- _WHAT TO WORK ON_
Pictures do not belong in the copy; restate the records below word for word.

»»

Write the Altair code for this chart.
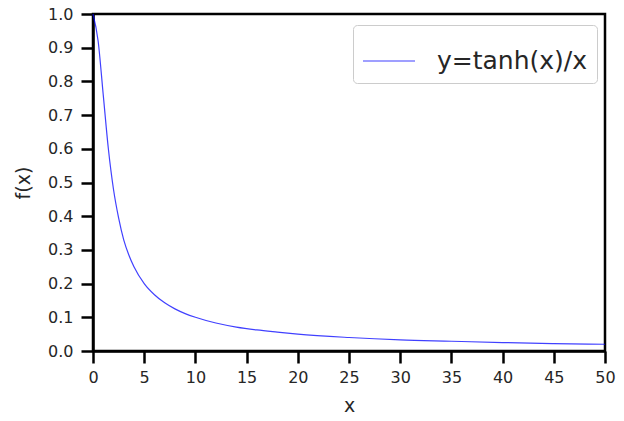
import altair as alt
import pandas as pd

# values
x_vals = [0, 0.5, 1, 1.5, 2, 2.5, 3, 3.5, 4, 5, 6, 7, 8, 9, 10, 12, 14, 16, 18, 20, 25, 30, 35, 40, 45, 50]
y_vals = [1.0, 0.92, 0.76, 0.60, 0.48, 0.395, 0.33, 0.285, 0.25, 0.20, 0.167, 0.143, 0.125, 0.111, 0.10,
          0.083, 0.071, 0.0625, 0.056, 0.05, 0.04, 0.033, 0.029, 0.025, 0.022, 0.02]
series_name = "y=tanh(x)/x"

df = pd.DataFrame({"x": x_vals, "y": y_vals, "s": [series_name] * len(x_vals)})

font = "DejaVu Sans"

chart = alt.Chart(df).mark_line(strokeWidth=1.2, opacity=0.75, interpolate="monotone").encode(
    x=alt.X("x:Q", scale=alt.Scale(domain=[0, 50], nice=False),
            axis=alt.Axis(title="x", values=list(range(0, 51, 5)), format="d", labelPadding=6, titlePadding=11)),
    y=alt.Y("y:Q", scale=alt.Scale(domain=[0, 1], nice=False),
            axis=alt.Axis(title="f(x)", values=[i / 10 for i in range(11)], format=".1f", labelPadding=8, titlePadding=14)),
    color=alt.Color("s:N", scale=alt.Scale(range=["#0000ff"]),
                    legend=alt.Legend(title=None, orient="none", legendX=260, legendY=11,
                                      symbolType="stroke", symbolSize=2704, symbolStrokeWidth=1.2,
                                      labelFontSize=25, labelFont=font, labelColor="#262626",
                                      labelOffset=21, strokeColor="#cccccc", fillColor="white",
                                      cornerRadius=4, padding=9)),
).properties(
    width=512, height=337,
    autosize=alt.AutoSizeParams(type="none"),
    padding={"left": 85, "top": 6, "right": 11, "bottom": 62},
).configure_view(
    stroke="black", strokeWidth=2.5,
).configure_axis(
    grid=False, domainColor="black", domainWidth=2.5, tickColor="black", tickWidth=2.5,
    tickSize=12, labelFont=font, labelFontSize=16, labelColor="#262626",
    titleFont=font, titleFontSize=19, titleFontWeight="normal", titleColor="#262626",
    labelFlush=False,
)

chart.save("out.html", embed_options={"renderer": "svg", "actions": False})
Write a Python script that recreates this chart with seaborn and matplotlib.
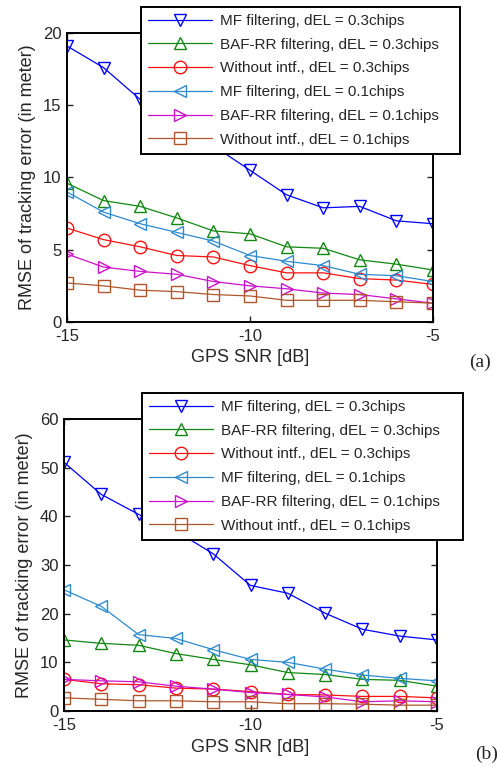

««

- _EXERCISE RESPONSE_
Write the Altair code for this chart.
import altair as alt
import pandas as pd

# values
x_vals = [0, 0.5, 1, 1.5, 2, 2.5, 3, 3.5, 4, 5, 6, 7, 8, 9, 10, 12, 14, 16, 18, 20, 25, 30, 35, 40, 45, 50]
y_vals = [1.0, 0.92, 0.76, 0.60, 0.48, 0.395, 0.33, 0.285, 0.25, 0.20, 0.167, 0.143, 0.125, 0.111, 0.10,
          0.083, 0.071, 0.0625, 0.056, 0.05, 0.04, 0.033, 0.029, 0.025, 0.022, 0.02]
series_name = "y=tanh(x)/x"

df = pd.DataFrame({"x": x_vals, "y": y_vals, "s": [series_name] * len(x_vals)})

font = "DejaVu Sans"

chart = alt.Chart(df).mark_line(strokeWidth=1.2, opacity=0.75, interpolate="monotone").encode(
    x=alt.X("x:Q", scale=alt.Scale(domain=[0, 50], nice=False),
            axis=alt.Axis(title="x", values=list(range(0, 51, 5)), format="d", labelPadding=6, titlePadding=11)),
    y=alt.Y("y:Q", scale=alt.Scale(domain=[0, 1], nice=False),
            axis=alt.Axis(title="f(x)", values=[i / 10 for i in range(11)], format=".1f", labelPadding=8, titlePadding=14)),
    color=alt.Color("s:N", scale=alt.Scale(range=["#0000ff"]),
                    legend=alt.Legend(title=None, orient="none", legendX=260, legendY=11,
                                      symbolType="stroke", symbolSize=2704, symbolStrokeWidth=1.2,
                                      labelFontSize=25, labelFont=font, labelColor="#262626",
                                      labelOffset=21, strokeColor="#cccccc", fillColor="white",
                                      cornerRadius=4, padding=9)),
).properties(
    width=512, height=337,
    autosize=alt.AutoSizeParams(type="none"),
    padding={"left": 85, "top": 6, "right": 11, "bottom": 62},
).configure_view(
    stroke="black", strokeWidth=2.5,
).configure_axis(
    grid=False, domainColor="black", domainWidth=2.5, tickColor="black", tickWidth=2.5,
    tickSize=12, labelFont=font, labelFontSize=16, labelColor="#262626",
    titleFont=font, titleFontSize=19, titleFontWeight="normal", titleColor="#262626",
    labelFlush=False,
)

chart.save("out.html", embed_options={"renderer": "svg", "actions": False})
Write a Python script that recreates this chart with seaborn and matplotlib.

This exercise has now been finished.